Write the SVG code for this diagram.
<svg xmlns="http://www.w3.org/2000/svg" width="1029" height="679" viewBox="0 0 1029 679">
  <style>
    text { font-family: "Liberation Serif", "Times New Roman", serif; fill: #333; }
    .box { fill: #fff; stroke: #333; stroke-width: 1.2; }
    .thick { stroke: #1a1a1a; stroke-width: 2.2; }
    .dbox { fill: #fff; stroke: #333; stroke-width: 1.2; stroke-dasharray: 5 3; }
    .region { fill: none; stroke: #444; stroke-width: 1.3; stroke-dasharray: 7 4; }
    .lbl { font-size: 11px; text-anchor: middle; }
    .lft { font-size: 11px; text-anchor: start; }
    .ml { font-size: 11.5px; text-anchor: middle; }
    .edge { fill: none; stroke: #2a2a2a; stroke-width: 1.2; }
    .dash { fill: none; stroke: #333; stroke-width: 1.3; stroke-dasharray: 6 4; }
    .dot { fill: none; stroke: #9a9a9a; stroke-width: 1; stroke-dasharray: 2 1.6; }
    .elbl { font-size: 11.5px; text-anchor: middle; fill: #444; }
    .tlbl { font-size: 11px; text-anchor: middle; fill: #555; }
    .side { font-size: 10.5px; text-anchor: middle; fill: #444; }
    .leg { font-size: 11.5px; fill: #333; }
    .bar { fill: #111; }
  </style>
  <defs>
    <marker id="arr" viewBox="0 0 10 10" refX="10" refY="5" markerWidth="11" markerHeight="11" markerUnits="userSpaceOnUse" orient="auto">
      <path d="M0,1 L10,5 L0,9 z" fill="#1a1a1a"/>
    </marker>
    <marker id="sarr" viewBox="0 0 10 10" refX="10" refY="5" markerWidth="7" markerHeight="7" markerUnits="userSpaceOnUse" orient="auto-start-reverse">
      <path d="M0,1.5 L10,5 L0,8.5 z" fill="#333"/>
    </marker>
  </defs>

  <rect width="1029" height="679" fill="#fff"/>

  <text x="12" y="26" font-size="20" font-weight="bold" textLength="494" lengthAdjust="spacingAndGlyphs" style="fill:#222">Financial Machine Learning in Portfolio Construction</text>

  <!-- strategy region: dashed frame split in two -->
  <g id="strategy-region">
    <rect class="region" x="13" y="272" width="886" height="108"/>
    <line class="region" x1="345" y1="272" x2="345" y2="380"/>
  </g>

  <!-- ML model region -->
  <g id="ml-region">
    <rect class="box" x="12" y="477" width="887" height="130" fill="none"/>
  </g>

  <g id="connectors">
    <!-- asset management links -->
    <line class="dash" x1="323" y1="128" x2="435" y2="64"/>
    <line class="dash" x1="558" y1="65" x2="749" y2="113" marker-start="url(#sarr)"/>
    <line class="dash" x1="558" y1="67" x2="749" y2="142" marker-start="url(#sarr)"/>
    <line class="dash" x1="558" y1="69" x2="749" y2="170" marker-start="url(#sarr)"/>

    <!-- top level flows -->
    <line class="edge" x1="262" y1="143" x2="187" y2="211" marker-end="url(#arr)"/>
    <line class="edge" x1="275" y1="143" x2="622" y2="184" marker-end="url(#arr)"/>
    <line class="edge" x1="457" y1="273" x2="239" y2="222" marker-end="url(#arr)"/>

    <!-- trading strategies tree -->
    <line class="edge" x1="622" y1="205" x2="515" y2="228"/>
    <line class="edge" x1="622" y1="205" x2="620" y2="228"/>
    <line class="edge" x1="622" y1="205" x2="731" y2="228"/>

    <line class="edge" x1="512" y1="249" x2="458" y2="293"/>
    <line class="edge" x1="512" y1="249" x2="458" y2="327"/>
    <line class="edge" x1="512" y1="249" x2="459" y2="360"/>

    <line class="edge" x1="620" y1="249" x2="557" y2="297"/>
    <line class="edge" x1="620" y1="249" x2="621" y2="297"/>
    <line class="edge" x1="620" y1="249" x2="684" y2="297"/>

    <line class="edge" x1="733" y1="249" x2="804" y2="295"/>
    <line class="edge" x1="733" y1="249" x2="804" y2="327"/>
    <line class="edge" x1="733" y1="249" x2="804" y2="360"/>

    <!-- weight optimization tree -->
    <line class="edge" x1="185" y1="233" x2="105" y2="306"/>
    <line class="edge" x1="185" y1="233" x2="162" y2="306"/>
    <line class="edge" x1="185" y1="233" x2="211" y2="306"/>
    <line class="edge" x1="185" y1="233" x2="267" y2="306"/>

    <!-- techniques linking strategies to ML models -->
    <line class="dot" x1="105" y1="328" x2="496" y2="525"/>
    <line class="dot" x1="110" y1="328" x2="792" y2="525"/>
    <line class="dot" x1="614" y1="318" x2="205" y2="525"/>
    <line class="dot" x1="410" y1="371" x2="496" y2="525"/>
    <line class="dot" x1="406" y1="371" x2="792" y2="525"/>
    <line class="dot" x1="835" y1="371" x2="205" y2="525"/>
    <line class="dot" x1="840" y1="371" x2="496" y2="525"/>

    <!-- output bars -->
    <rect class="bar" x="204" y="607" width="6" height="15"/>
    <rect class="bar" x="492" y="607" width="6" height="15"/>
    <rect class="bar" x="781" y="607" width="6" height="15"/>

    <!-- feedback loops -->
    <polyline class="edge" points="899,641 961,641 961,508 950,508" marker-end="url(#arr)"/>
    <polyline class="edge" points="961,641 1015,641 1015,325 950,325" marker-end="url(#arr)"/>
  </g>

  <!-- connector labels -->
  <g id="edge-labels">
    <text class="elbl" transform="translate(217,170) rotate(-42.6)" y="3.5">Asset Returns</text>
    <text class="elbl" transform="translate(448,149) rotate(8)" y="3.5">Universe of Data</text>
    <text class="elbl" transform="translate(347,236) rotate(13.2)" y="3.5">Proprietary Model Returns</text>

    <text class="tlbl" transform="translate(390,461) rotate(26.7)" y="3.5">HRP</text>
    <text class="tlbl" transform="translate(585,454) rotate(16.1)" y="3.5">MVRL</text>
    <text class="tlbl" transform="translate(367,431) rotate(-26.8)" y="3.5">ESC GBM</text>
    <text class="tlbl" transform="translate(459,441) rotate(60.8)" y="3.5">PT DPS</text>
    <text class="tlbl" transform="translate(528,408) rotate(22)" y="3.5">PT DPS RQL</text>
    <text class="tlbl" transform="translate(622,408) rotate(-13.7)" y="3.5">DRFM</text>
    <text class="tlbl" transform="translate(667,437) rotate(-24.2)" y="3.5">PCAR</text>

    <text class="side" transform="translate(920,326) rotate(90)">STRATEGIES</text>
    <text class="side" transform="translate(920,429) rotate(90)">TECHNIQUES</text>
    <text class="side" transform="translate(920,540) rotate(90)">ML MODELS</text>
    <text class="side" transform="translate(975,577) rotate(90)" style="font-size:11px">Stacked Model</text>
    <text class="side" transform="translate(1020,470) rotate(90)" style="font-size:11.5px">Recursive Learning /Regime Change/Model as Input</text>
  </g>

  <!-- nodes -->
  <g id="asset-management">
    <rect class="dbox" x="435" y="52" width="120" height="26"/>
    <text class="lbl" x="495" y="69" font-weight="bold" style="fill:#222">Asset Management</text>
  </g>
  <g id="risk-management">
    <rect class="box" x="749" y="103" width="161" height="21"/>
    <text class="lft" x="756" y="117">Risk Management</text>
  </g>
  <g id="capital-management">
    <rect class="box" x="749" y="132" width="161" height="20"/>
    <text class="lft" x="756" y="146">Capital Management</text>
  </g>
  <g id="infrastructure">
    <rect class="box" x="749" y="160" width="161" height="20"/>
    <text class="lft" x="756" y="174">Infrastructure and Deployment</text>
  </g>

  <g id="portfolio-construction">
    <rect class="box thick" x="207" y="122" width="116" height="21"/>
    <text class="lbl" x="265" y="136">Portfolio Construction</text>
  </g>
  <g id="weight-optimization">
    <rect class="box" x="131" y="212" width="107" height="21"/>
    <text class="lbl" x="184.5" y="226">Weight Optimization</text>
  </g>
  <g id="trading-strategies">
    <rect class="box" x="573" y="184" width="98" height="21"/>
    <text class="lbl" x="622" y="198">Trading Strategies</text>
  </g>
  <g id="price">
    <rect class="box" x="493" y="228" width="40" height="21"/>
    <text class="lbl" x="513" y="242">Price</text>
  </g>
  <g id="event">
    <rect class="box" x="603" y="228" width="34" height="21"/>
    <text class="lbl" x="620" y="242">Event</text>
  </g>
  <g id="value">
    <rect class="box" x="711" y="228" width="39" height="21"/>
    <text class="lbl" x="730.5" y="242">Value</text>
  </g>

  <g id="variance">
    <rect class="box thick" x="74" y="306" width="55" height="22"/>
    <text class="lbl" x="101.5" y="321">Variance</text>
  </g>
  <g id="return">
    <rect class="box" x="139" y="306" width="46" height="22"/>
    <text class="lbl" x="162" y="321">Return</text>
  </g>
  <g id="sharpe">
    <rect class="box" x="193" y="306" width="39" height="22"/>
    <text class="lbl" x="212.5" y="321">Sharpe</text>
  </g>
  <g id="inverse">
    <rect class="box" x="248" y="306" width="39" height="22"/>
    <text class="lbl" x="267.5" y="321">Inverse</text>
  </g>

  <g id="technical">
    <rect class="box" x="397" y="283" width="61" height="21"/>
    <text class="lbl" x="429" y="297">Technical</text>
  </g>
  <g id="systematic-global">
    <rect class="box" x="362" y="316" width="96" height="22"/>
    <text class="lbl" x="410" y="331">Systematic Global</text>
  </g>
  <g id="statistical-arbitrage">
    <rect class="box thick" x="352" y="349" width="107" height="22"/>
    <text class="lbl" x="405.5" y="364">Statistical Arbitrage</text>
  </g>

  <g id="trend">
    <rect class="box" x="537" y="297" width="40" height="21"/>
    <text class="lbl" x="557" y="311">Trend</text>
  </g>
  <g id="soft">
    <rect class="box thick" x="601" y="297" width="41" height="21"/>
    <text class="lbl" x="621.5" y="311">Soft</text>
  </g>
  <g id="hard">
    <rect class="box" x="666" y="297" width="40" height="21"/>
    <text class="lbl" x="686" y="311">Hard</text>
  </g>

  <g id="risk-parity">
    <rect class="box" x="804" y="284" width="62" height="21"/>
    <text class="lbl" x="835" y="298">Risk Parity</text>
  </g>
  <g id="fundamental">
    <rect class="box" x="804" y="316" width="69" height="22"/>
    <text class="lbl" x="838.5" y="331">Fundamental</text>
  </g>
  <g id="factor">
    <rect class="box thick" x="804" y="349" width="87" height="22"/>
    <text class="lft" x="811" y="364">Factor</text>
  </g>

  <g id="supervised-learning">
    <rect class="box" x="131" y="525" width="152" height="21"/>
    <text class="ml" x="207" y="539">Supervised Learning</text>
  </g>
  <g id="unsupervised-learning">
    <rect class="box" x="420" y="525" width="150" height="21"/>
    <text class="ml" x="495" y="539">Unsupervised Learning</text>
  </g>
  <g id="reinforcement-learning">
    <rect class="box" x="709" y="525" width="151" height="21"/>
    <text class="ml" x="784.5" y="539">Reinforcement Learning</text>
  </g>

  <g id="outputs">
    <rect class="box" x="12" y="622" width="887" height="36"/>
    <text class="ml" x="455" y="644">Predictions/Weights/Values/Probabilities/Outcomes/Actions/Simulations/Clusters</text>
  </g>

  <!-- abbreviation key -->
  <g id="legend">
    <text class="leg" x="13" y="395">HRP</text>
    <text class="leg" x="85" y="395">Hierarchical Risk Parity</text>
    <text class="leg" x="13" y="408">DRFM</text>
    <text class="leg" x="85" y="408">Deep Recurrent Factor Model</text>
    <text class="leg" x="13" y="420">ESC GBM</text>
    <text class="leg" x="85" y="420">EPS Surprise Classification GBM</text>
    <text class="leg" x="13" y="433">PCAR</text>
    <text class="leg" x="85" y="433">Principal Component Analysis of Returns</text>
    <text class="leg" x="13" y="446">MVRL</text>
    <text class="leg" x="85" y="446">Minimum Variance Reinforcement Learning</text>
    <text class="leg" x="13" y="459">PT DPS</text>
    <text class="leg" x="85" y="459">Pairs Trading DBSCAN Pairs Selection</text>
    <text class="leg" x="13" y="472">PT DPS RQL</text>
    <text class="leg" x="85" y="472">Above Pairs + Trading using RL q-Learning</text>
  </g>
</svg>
==
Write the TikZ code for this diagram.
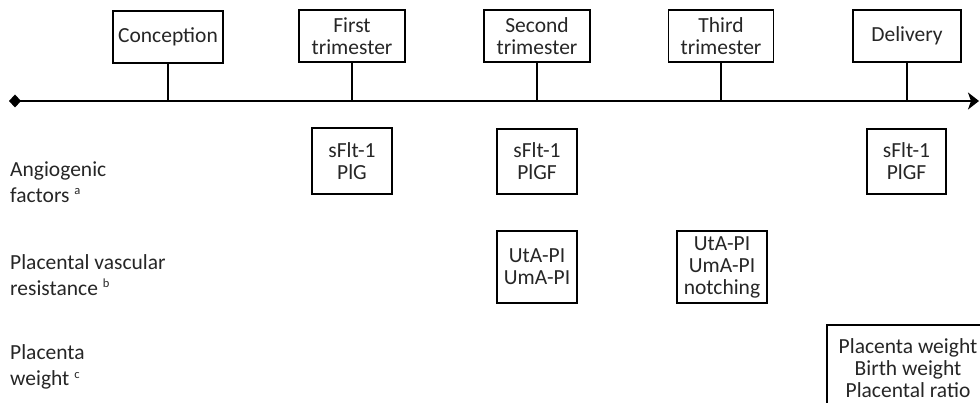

Instructions to follow
Among the entries above, find the line with "Write the SVG code for this diagram." and the line with "in Portfolio Construction</text>"; give again exactly these two lines and all lines between them.

Result for this task
Write the SVG code for this diagram.
<svg xmlns="http://www.w3.org/2000/svg" width="1029" height="679" viewBox="0 0 1029 679">
  <style>
    text { font-family: "Liberation Serif", "Times New Roman", serif; fill: #333; }
    .box { fill: #fff; stroke: #333; stroke-width: 1.2; }
    .thick { stroke: #1a1a1a; stroke-width: 2.2; }
    .dbox { fill: #fff; stroke: #333; stroke-width: 1.2; stroke-dasharray: 5 3; }
    .region { fill: none; stroke: #444; stroke-width: 1.3; stroke-dasharray: 7 4; }
    .lbl { font-size: 11px; text-anchor: middle; }
    .lft { font-size: 11px; text-anchor: start; }
    .ml { font-size: 11.5px; text-anchor: middle; }
    .edge { fill: none; stroke: #2a2a2a; stroke-width: 1.2; }
    .dash { fill: none; stroke: #333; stroke-width: 1.3; stroke-dasharray: 6 4; }
    .dot { fill: none; stroke: #9a9a9a; stroke-width: 1; stroke-dasharray: 2 1.6; }
    .elbl { font-size: 11.5px; text-anchor: middle; fill: #444; }
    .tlbl { font-size: 11px; text-anchor: middle; fill: #555; }
    .side { font-size: 10.5px; text-anchor: middle; fill: #444; }
    .leg { font-size: 11.5px; fill: #333; }
    .bar { fill: #111; }
  </style>
  <defs>
    <marker id="arr" viewBox="0 0 10 10" refX="10" refY="5" markerWidth="11" markerHeight="11" markerUnits="userSpaceOnUse" orient="auto">
      <path d="M0,1 L10,5 L0,9 z" fill="#1a1a1a"/>
    </marker>
    <marker id="sarr" viewBox="0 0 10 10" refX="10" refY="5" markerWidth="7" markerHeight="7" markerUnits="userSpaceOnUse" orient="auto-start-reverse">
      <path d="M0,1.5 L10,5 L0,8.5 z" fill="#333"/>
    </marker>
  </defs>

  <rect width="1029" height="679" fill="#fff"/>

  <text x="12" y="26" font-size="20" font-weight="bold" textLength="494" lengthAdjust="spacingAndGlyphs" style="fill:#222">Financial Machine Learning in Portfolio Construction</text>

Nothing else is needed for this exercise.